Op-ed on email access: ‘Academia is not an enterprise’

| Stefano Stramigioli

Stefano Stramigioli, Professor of Advanced Robotics, sent in this opinion piece. He disputes both the decision to stop e-mail access for ex-employees after only a month and the decision-making behind the measure.

Photo by: RIKKERT HARINK

It was great when people who were directly connected to the primary academic processes – the reason why we exist – had something to say about these primary processes, but that is not the case anymore. While my alma mater, the University of Bologna, still has an academic senate to take certain decisions, the UT is managed precisely like an enterprise. Some people do not realise that, even though we definitely need proper management, academia is not an enterprise. Our mission is not to make money, but to contribute to research and graduate qualified engineers and scientists.

I used to be on an ICT board advising the LISA service department and spent a lot of hours discussing various issues in the past. One of the topics discussed was the ‘grace period’ for receiving emails on the utwente.nl domain for ex-employees. People who are actually involved in the mission of our organisation know that when they publish a paper, they include their email address so they can be reached if people are interested in their research. And like many of my colleagues, once the UT kicks me out because I am too old, that does not mean I will stop doing research or stop caring about the work of my life. I want to remain reachable and help younger researchers who may have questions about my research results until my brain function and my heart beats.

And yet, somebody – certainly not a scientist at the ‘UT level’ – decided that after one month, emails will stop working, because that is what all enterprises do. Besides being a decision which clearly is not in the interest of how we function, no defendable reasons are given on this decision and no debate has taken place on such issues. This is not really a very transparent action, but transparency does not seem an overall strength of our organisation. On this specific problem, not only is it about being reachable after your contract ends. It’s also problematic on a more pragmatical level: if a contract of a PhD student ends, it does not always mean that their thesis is done. Or their papers could still be under review – with a corresponding UT email address. For PhD students, it’s said: ‘PhD candidates can extend a one-time grace period of one year, upon the supervisor’s request. The supervisor can submit a request to the HR assistant.…Emeritus professors can request an extension of the grace period themselves via the HR system. Other exceptions from the grace period are not allowed.’

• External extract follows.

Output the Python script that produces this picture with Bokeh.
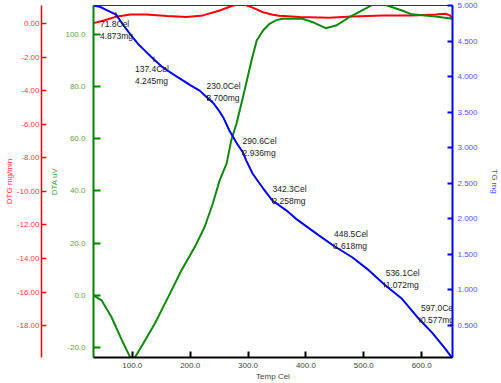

As mentioned before, we are not an enterprise. When this discussion took place when I was involved at the ICT board I was part of, an extra argument was that the UT cannot provide facilities for people who no longer work for the UT and that, for security reasons, ex-employees should not be connected to the UT anymore. I understand such arguments, but the solution is not difficult: when employees retire, they provide LISA with an alternative email for forwarding. This way, they remain reachable but can no longer send emails on behalf of the UT or access the UT network. Problem solved, employees and PhD’s happy.

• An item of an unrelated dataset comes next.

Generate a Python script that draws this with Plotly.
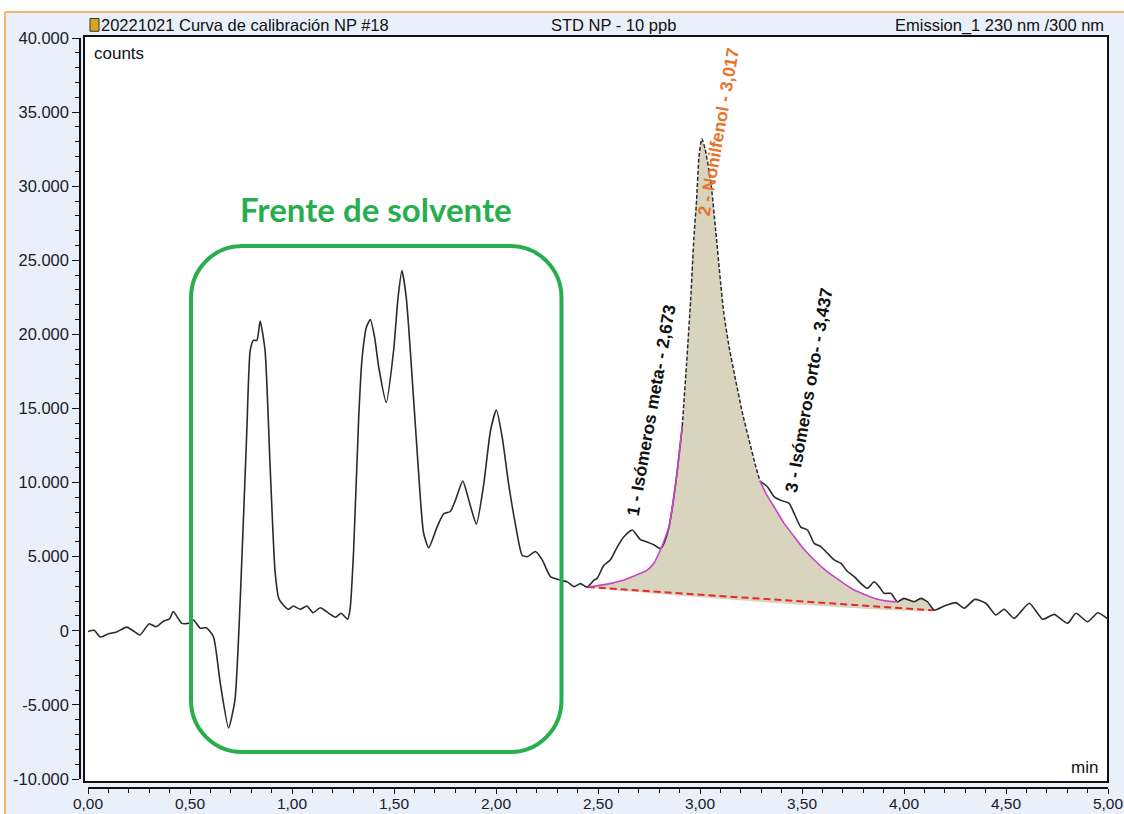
import numpy as np
import plotly.graph_objects as go

# ---------------- data ----------------
time_min = [0.000, 0.030, 0.060, 0.100, 0.140, 0.190, 0.225, 0.255, 0.300, 0.333, 0.370, 0.400,
            0.418, 0.460, 0.500, 0.517, 0.550, 0.580, 0.615, 0.648, 0.689, 0.720, 0.746, 0.778,
            0.795, 0.811, 0.828, 0.844, 0.868, 0.893, 0.917, 0.935, 0.950, 0.983, 1.007, 1.040,
            1.073, 1.103, 1.139, 1.180, 1.213, 1.241, 1.273, 1.285, 1.302, 1.327, 1.343, 1.365,
            1.384, 1.405, 1.425, 1.462, 1.498, 1.520, 1.539, 1.560, 1.580, 1.613, 1.645, 1.670,
            1.711, 1.744, 1.776, 1.801, 1.837, 1.875, 1.904, 1.940, 1.973, 2.002, 2.030, 2.062,
            2.095, 2.128, 2.153, 2.193, 2.226, 2.267, 2.308, 2.349, 2.382, 2.414, 2.447, 2.479,
            2.496, 2.528, 2.561, 2.594, 2.627, 2.668, 2.708, 2.741, 2.774, 2.807, 2.823, 2.848,
            2.872, 2.889, 2.913, 2.934, 2.954, 2.970, 2.983, 2.995, 3.009, 3.025, 3.052, 3.077,
            3.101, 3.117, 3.142, 3.175, 3.208, 3.240, 3.273, 3.294, 3.331, 3.363, 3.396, 3.437,
            3.462, 3.494, 3.527, 3.560, 3.592, 3.625, 3.658, 3.690, 3.723, 3.756, 3.788, 3.821,
            3.854, 3.878, 3.903, 3.935, 3.968, 4.000, 4.050, 4.082, 4.115, 4.148, 4.197, 4.254,
            4.295, 4.347, 4.401, 4.450, 4.491, 4.540, 4.614, 4.680, 4.736, 4.802, 4.843, 4.900,
            4.950, 5.000]
counts = [-50, 30, -420, -200, -80, 250, -30, -280, 480, 270, 650, 800,
          1300, 500, 520, 730, 180, 200, -400, -3500, -6550, -4700, 2000, 13300,
          18900, 19600, 19600, 20900, 18900, 11000, 4000, 2200, 1860, 1450, 1670, 1450,
          1670, 1220, 1560, 1180, 910, 1180, 780, 1500, 5400, 14400, 18300, 20500,
          21000, 19800, 17800, 15400, 18900, 22500, 24300, 22500, 18900, 12200, 6600, 5600,
          7000, 7900, 8050, 8800, 10100, 8400, 7200, 9900, 13500, 14900, 13100, 9900,
          7200, 5100, 5000, 5350, 4800, 3650, 3450, 3300, 2980, 3180, 2950, 3400,
          3540, 4400, 4800, 5650, 6350, 6800, 6150, 6000, 5800, 5550, 5900, 7000,
          9050, 10850, 13800, 18000, 22300, 26500, 29000, 32000, 33200, 32500, 30400, 27000,
          23500, 21400, 19200, 16900, 14700, 12900, 11100, 10100, 9700, 9050, 8800, 8600,
          7900, 7000, 6800, 5900, 5680, 5230, 4780, 4560, 4000, 3650, 3200, 2870,
          3310, 2980, 2530, 2530, 1960, 2190, 1960, 2190, 1960, 1400, 1670, 1900,
          1520, 2120, 1860, 1070, 1450, 840, 1860, 780, 1110, 510, 1180, 610,
          1220, 780]

# peak skim (tangent) curves
skim_left_t = [2.450, 2.545, 2.627, 2.708, 2.741, 2.774, 2.807, 2.830, 2.848, 2.872, 2.889, 2.913]
skim_left_v = [2950, 3150, 3430, 3880, 4100, 4560, 5500, 6300, 7030, 9050, 10850, 13800]
skim_right_t = [3.294, 3.330, 3.363, 3.410, 3.462, 3.510, 3.560, 3.610, 3.658, 3.710, 3.756,
                3.810, 3.854, 3.910, 3.968]
skim_right_v = [10100, 9100, 8370, 7300, 6350, 5500, 4780, 4150, 3650, 3150, 2750,
                2430, 2190, 2020, 1960]

# integration baseline
baseline_t = [2.450, 4.148]
baseline_v = [2950, 1380]

# peak labels
peak_labels = ["1 - Isómeros meta- - 2,673", "2 - Nonilfenol - 3,017", "3 - Isómeros orto- - 3,437"]
peak_label_t = [2.761, 3.089, 3.533]
peak_label_v = [14900, 33680, 16250]
peak_label_colors = ["#111111", "#e8732a", "#111111"]

# axis ticks
x_tickvals = [0.0, 0.5, 1.0, 1.5, 2.0, 2.5, 3.0, 3.5, 4.0, 4.5, 5.0]
x_ticktext = ["0,00", "0,50", "1,00", "1,50", "2,00", "2,50", "3,00", "3,50", "4,00", "4,50", "5,00"]
x_minor = [round(0.1 * i, 1) for i in range(51)]
y_tickvals = [-10000, -5000, 0, 5000, 10000, 15000, 20000, 25000, 30000, 35000, 40000]
y_ticktext = ["-10.000", "-5.000", "0", "5.000", "10.000", "15.000", "20.000", "25.000",
              "30.000", "35.000", "40.000"]
y_minor = list(range(-10000, 40001, 1000))

# solvent front box (data coordinates)
box_t = [0.505, 2.321]
box_v = [-8180, 25970]

# ---------------- figure ----------------
t = np.array(time_min)
v = np.array(counts)
t_peak_start, t_peak_end = skim_left_t[-1], skim_right_t[0]
t_tail_start, t_tail_end = skim_right_t[-1], baseline_t[1]

fig = go.Figure()

# filled integrated area
m_peak = (t >= t_peak_start) & (t <= t_peak_end)
m_tail = (t > t_tail_start) & (t <= t_tail_end)
fill_x = list(skim_left_t) + list(t[m_peak][1:-1]) + list(skim_right_t) + list(t[m_tail]) + [baseline_t[0]]
fill_y = list(skim_left_v) + list(v[m_peak][1:-1]) + list(skim_right_v) + list(v[m_tail]) + [baseline_v[0]]
fig.add_trace(go.Scatter(x=fill_x, y=fill_y, mode="lines", fill="toself",
                         fillcolor="#d8d4be", line=dict(width=0, shape="spline", smoothing=0.5),
                         hoverinfo="skip"))

# baseline
fig.add_trace(go.Scatter(x=baseline_t, y=baseline_v, mode="lines",
                         line=dict(color="#e8262b", width=2, dash="7px,4px"), hoverinfo="skip"))

# chromatogram segments
m1 = t <= t_peak_start
m3 = t >= t_peak_end
line_style = dict(color="#2b2b2b", width=1.6, shape="spline", smoothing=0.55)
fig.add_trace(go.Scatter(x=t[m1], y=v[m1], mode="lines", line=line_style))
fig.add_trace(go.Scatter(x=t[m_peak], y=v[m_peak], mode="lines",
                         line=dict(color="#2b2b2b", width=1.5, shape="spline", smoothing=0.55, dash="4px,2px")))
fig.add_trace(go.Scatter(x=t[m3], y=v[m3], mode="lines", line=line_style))

# skim curves
for st, sv in ((skim_left_t, skim_left_v), (skim_right_t, skim_right_v)):
    fig.add_trace(go.Scatter(x=st, y=sv, mode="lines",
                             line=dict(color="#c844c8", width=1.6, shape="spline", smoothing=0.6)))

# ---------------- shapes ----------------
shapes = []
# top white band + orange borders
shapes.append(dict(type="rect", xref="paper", yref="paper", x0=-0.09, x1=1.03, y0=1.0347, y1=1.07,
                   fillcolor="white", line=dict(width=0), layer="below"))
shapes.append(dict(type="rect", xref="paper", yref="paper", x0=-0.09, x1=-0.073, y0=-0.05, y1=1.07,
                   fillcolor="white", line=dict(width=0), layer="below"))
shapes.append(dict(type="line", xref="paper", yref="paper", x0=-0.073, x1=1.02, y0=1.0347, y1=1.0347,
                   line=dict(color="#f2a444", width=1.5)))
shapes.append(dict(type="line", xref="paper", yref="paper", x0=-0.073, x1=-0.073, y0=-0.05, y1=1.0347,
                   line=dict(color="#f2a444", width=1.5)))
# plot frame (white area)
shapes.append(dict(type="rect", xref="paper", yref="paper", x0=0.0039, x1=1.0, y0=0.008, y1=1.0027,
                   fillcolor="white", line=dict(color="#111111", width=2), layer="below"))
# icon
shapes.append(dict(type="rect", xref="paper", yref="paper", x0=0.0097, x1=0.0185, y0=1.009, y1=1.026,
                   fillcolor="#d9a521", line=dict(color="#333333", width=1)))

# rounded green box
x0, x1 = box_t
y0, y1 = box_v
rx, ry = 0.25, 3500
k = 0.552
path = (f"M {x0+rx},{y0} L {x1-rx},{y0} "
        f"C {x1-rx+k*rx},{y0} {x1},{y0+ry-k*ry} {x1},{y0+ry} "
        f"L {x1},{y1-ry} "
        f"C {x1},{y1-ry+k*ry} {x1-rx+k*rx},{y1} {x1-rx},{y1} "
        f"L {x0+rx},{y1} "
        f"C {x0+rx-k*rx},{y1} {x0},{y1-ry+k*ry} {x0},{y1-ry} "
        f"L {x0},{y0+ry} "
        f"C {x0},{y0+ry-k*ry} {x0+rx-k*rx},{y0} {x0+rx},{y0} Z")
shapes.append(dict(type="path", xref="x", yref="y", path=path,
                   line=dict(color="#27ae4f", width=4)))

# ---------------- annotations ----------------
ann = []
for txt, xt, yv, col in zip(peak_labels, peak_label_t, peak_label_v, peak_label_colors):
    ann.append(dict(x=xt, y=yv, xref="x", yref="y", text=txt, showarrow=False, textangle=-80,
                    font=dict(family="Arial", size=17.5, color=col, weight="bold"),
                    xanchor="center", yanchor="middle"))
ann.append(dict(x=(box_t[0] + box_t[1]) / 2, y=28470, xref="x", yref="y", text="Frente de solvente",
                showarrow=False, font=dict(family="Lato", size=33, color="#27ae4f", weight="bold"),
                xanchor="center", yanchor="middle"))
hdr_font = dict(family="Arial", size=16.5, color="#111111")
ann.append(dict(x=0.0185, y=1.0173, xref="paper", yref="paper", text="20221021 Curva de calibración NP #18",
                showarrow=False, font=hdr_font, xanchor="left", yanchor="middle"))
ann.append(dict(x=0.519, y=1.0173, xref="paper", yref="paper", text="STD NP - 10 ppb",
                showarrow=False, font=hdr_font, xanchor="center", yanchor="middle"))
ann.append(dict(x=0.998, y=1.0173, xref="paper", yref="paper", text="Emission_1 230 nm /300 nm",
                showarrow=False, font=hdr_font, xanchor="right", yanchor="middle"))
ann.append(dict(x=0.0117, y=0.9787, xref="paper", yref="paper", text="counts",
                showarrow=False, font=dict(family="Arial", size=17, color="#111111"),
                xanchor="left", yanchor="middle"))
ann.append(dict(x=0.9922, y=0.0267, xref="paper", yref="paper", text="min",
                showarrow=False, font=dict(family="Arial", size=17, color="#111111"),
                xanchor="right", yanchor="middle"))

tick_font = dict(family="Arial", size=16.5, color="#1a1a2a")
x_tick_font = dict(family="Arial", size=15.5, color="#1a1a2a")
fig.update_layout(
    width=1124, height=814, autosize=False,
    margin=dict(l=80, r=16, t=38, b=26, autoexpand=False),
    paper_bgcolor="#e9f0f9", plot_bgcolor="#e9f0f9",
    showlegend=False,
    shapes=shapes, annotations=ann,
    xaxis=dict(range=[0, 5], domain=[8 / 1028, 1], anchor="free", position=0, automargin=False,
               showline=True, linecolor="#111111", linewidth=1.5,
               ticks="outside", ticklen=5, tickwidth=1.3, tickcolor="#111111",
               ticklabelstandoff=-3, ticklabeloverflow="allow",
               tickmode="array", tickvals=x_tickvals, ticktext=x_ticktext, tickfont=x_tick_font,
               minor=dict(tickmode="array", tickvals=x_minor, ticks="outside", ticklen=4,
                          tickwidth=1, tickcolor="#111111", showgrid=False),
               showgrid=False, zeroline=False, fixedrange=True),
    yaxis=dict(range=[-10000, 40000], domain=[9 / 750, 1], anchor="free", position=0, automargin=False,
               showline=True, linecolor="#111111", linewidth=1.5,
               ticks="outside", ticklen=7, tickwidth=1.3, tickcolor="#111111",
               ticklabeloverflow="allow",
               tickmode="array", tickvals=y_tickvals, ticktext=y_ticktext, tickfont=tick_font,
               minor=dict(tickmode="array", tickvals=y_minor, ticks="outside", ticklen=4,
                          tickwidth=1, tickcolor="#111111", showgrid=False),
               showgrid=False, zeroline=False, fixedrange=True),
)

fig.write_html("out.html")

When this was discussed with LISA, the former management director of EEMCS asked how long such a change would take to implement. A senior person at LISA responded: ‘A YEAR.’ When I heard that setting up an email forward would take a year, I decided to step down from the ICT board and invest my time in more useful things. Anyone with even basic knowledge  in ICT, operating systems, networking, or Linux would probably start laughing at the statement that a simple email forward, even in a large network – nothing else – would take a year to implement, unless we lost complete control of our ICT infrastructure thanks to the monopoly of Microsoft.

And yet, ‘somebody at the UT level’ has decided that after one month, students or scientists will no longer receive their emails. It would be quite strange if, after selling my house and moving elsewhere, the new owner – despite legally owning the house – burned all my letters after a month or a year. Unlike a house, an email address is a purely personal reference that, under any decent privacy policy, should never be reassigned to anybody else.

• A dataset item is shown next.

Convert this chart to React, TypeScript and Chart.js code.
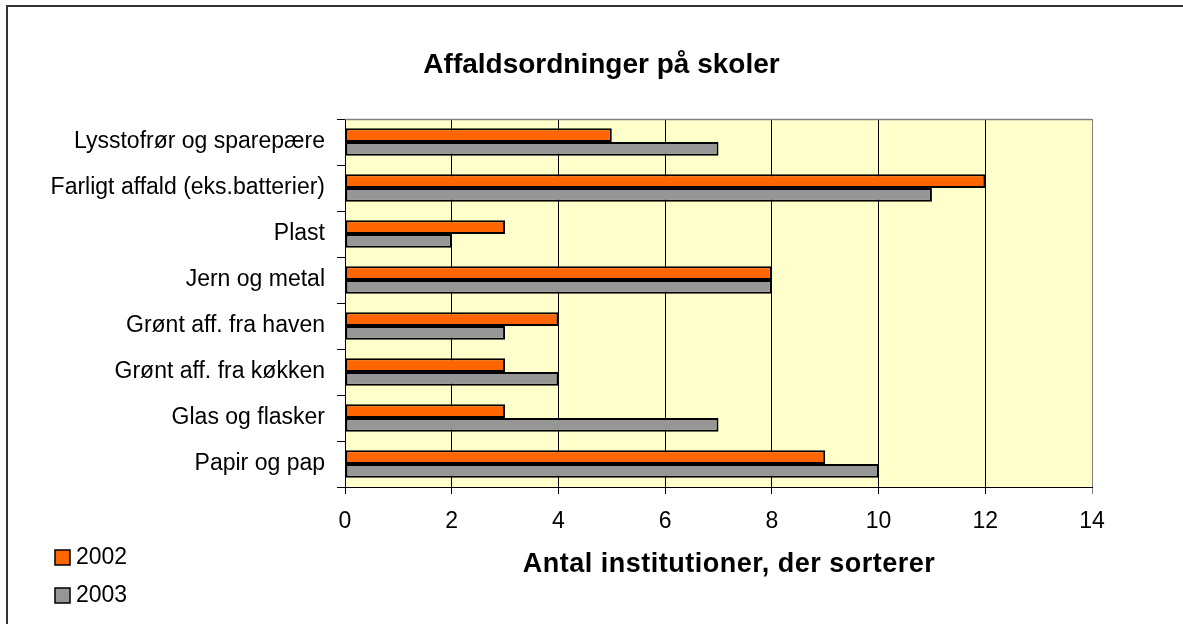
import React, { useEffect, useRef } from 'react';
import { Chart, registerables } from 'chart.js';

Chart.register(...registerables);

const categories = [
  'Lysstofrør og sparepære',
  'Farligt affald (eks.batterier)',
  'Plast',
  'Jern og metal',
  'Grønt aff. fra haven',
  'Grønt aff. fra køkken',
  'Glas og flasker',
  'Papir og pap',
];
const values2002 = [5, 12, 3, 8, 4, 3, 3, 9];
const values2003 = [7, 11, 2, 8, 3, 4, 7, 10];
const seriesLabels = ['2002', '2003'];
const seriesColors = ['#FF6600', '#969696'];
const xMin = 0;
const xMax = 14;
const xStep = 2;
const chartTitle = 'Affaldsordninger på skoler';
const axisTitle = 'Antal institutioner, der sorterer';

const W = 1183;
const H = 624;
const FONT = '"Liberation Sans", Arial, sans-serif';

const decor = {
  id: 'decor',
  beforeDraw(chart: any) {
    const { ctx, chartArea: a } = chart;
    ctx.save();
    ctx.fillStyle = '#ffffff';
    ctx.fillRect(0, 0, W, H);
    ctx.fillStyle = '#FFFFCC';
    ctx.fillRect(a.left, a.top, a.right - a.left, a.bottom - a.top);
    ctx.restore();
  },
  afterDraw(chart: any) {
    const { ctx, chartArea: a } = chart;
    ctx.save();
    // plot area top border
    ctx.strokeStyle = '#808080';
    ctx.lineWidth = 1.5;
    ctx.beginPath();
    ctx.moveTo(a.left, a.top + 0.5);
    ctx.lineTo(a.right, a.top + 0.5);
    ctx.stroke();
    // outer chart border
    ctx.strokeStyle = '#333333';
    ctx.lineWidth = 2;
    ctx.strokeRect(7, 6, W + 20, H + 20);
    // title
    ctx.fillStyle = '#000';
    ctx.textAlign = 'center';
    ctx.textBaseline = 'alphabetic';
    ctx.font = `bold 28px ${FONT}`;
    ctx.fillText(chartTitle, 601.5, 73);
    // axis title
    ctx.font = `bold 27px ${FONT}`;
    try { (ctx as any).letterSpacing = '0.5px'; } catch (e) {}
    ctx.fillText(axisTitle, 729, 572);
    try { (ctx as any).letterSpacing = '0px'; } catch (e) {}
    // legend
    ctx.textAlign = 'left';
    ctx.font = `23px ${FONT}`;
    chart.data.datasets.forEach((ds: any, i: number) => {
      const y = 550 + i * 38;
      ctx.fillStyle = ds.backgroundColor;
      ctx.fillRect(55, y, 15, 15);
      ctx.strokeStyle = '#000';
      ctx.lineWidth = 1.5;
      ctx.strokeRect(55, y, 15, 15);
      ctx.fillStyle = '#000';
      ctx.fillText(ds.label, 76, y + 13.5);
    });
    ctx.restore();
  },
};

export default function App() {
  const ref = useRef<HTMLCanvasElement | null>(null);
  useEffect(() => {
    if (!ref.current) return;
    Chart.defaults.font.family = FONT;
    Chart.defaults.color = '#000';
    const chart = new Chart(ref.current, {
      type: 'bar',
      data: {
        labels: categories,
        datasets: [
          {
            label: seriesLabels[0],
            data: values2002,
            backgroundColor: seriesColors[0],
            borderColor: '#000',
            borderWidth: 2,
            borderSkipped: false,
            categoryPercentage: 0.6,
            barPercentage: 1,
          },
          {
            label: seriesLabels[1],
            data: values2003,
            backgroundColor: seriesColors[1],
            borderColor: '#000',
            borderWidth: 2,
            borderSkipped: false,
            categoryPercentage: 0.6,
            barPercentage: 1,
          },
        ],
      },
      options: {
        indexAxis: 'y',
        responsive: false,
        animation: false,
        events: [],
        layout: { padding: { left: 0, top: 119, right: 91, bottom: 0 } },
        plugins: {
          legend: { display: false },
          title: { display: false },
          tooltip: { enabled: false },
        },
        scales: {
          x: {
            min: xMin,
            max: xMax,
            ticks: { stepSize: xStep, font: { size: 23 }, color: '#000', padding: 14 },
            grid: {
              color: (c: any) => (c.tick && c.tick.value === xMax ? '#808080' : '#000'),
              lineWidth: 1,
              tickLength: 7,
            },
            border: { color: '#000', width: 1 },
            afterFit: (s: any) => {
              s.height = 137;
            },
          },
          y: {
            ticks: { font: { size: 23 }, color: '#000', padding: 12 },
            grid: { drawOnChartArea: false, color: '#000', tickLength: 8 },
            border: { color: '#000', width: 1 },
            afterFit: (s: any) => {
              s.width = 345;
            },
          },
        },
      },
      plugins: [decor],
    } as any);
    return () => chart.destroy();
  }, []);
  return (
    <div style={{ position: 'absolute', left: 0, top: 0, width: W, height: H, background: '#fff' }}>
      <canvas ref={ref} width={W} height={H} style={{ display: 'block', width: W, height: H }} />
    </div>
  );
}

If this decision taken ‘at the UT level’ is implemented, many of us will likely start using unprofessional Gmail addresses or email addresses from other universities that remain active permanently, ensuring we remain reachable even after leaving UT. Moreover, the additional burden on secretaries, who will have to beg ‘the powerful people at UT level’ for email extensions just to allow PhD students to complete their theses, is something completely unforeseen by those who made this decision and an unnecessary overhead. Unfortunately, I know very well that our secretaries will have to waste significant time handling such requests.

A simple email forward is easy to implement, does not take a year, costs merely a few megabytes in a lookup table, does not compromise security in any conceivable way, ensures that former PhD students and employees do not ever lose important communications, respects decency and privacy, and aligns with the needs of researchers and the goals of our organisation.

It would be great if such decisions were made in the interest of primary academic processes rather than creating unnecessary overhead. But who am I? I am just a professor who loves doing research and loves teaching. But does that still matter?